Walk the Line paints Carter as a smart, principled woman. Witherspoon is a joy to watch, graduating from her Legally Blonde series—films which themselves parody the stereotype of the dumb blonde—into a role that lets her use her own innate intelligence to lend a depth of character to June Carter. Watching them perform onstage together is a revelation; whether or not Witherspoon and Phoenix approximate the magic of the real Carter and Cash, they clearly strike up something novel and appealing of their own. Offstage, in the film, the gendering of their roles is more predictable, as June mothers and Johnny fails at the project of responsible manhood, until the narrative pulls them along toward a predictably redemptive ending.
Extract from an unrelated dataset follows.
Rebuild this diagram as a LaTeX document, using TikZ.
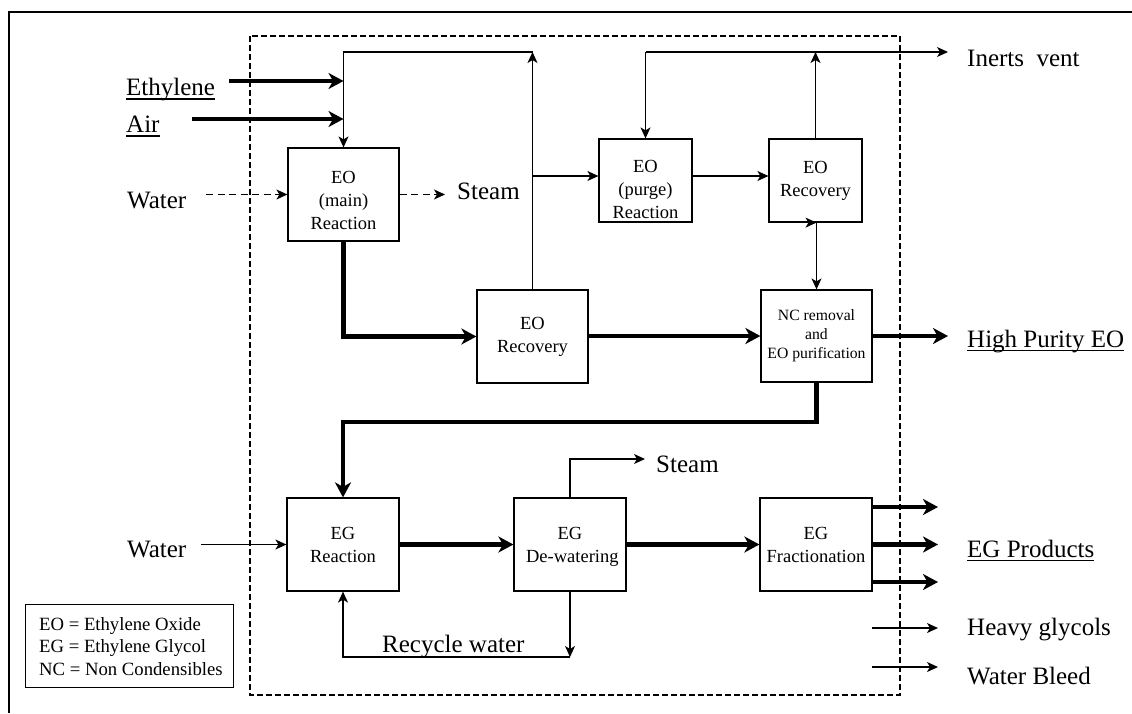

The New York Times reported recently on the proliferation of Christian- and evangelical-based web sites that rate films according to not just their quality but their morality quotient, so that Brokeback Mountain, for instance, can get a high grade for artistry and a very low grade for what the sites consider “normal” moral behavior. I share their concern for films as influential, if not determining, artifacts of American culture, and hope that many more avowedly liberal—feminist, progressive, or otherwise—writers will continue to pen their own overtly ideological readings of the movies, as well as other forms of representation.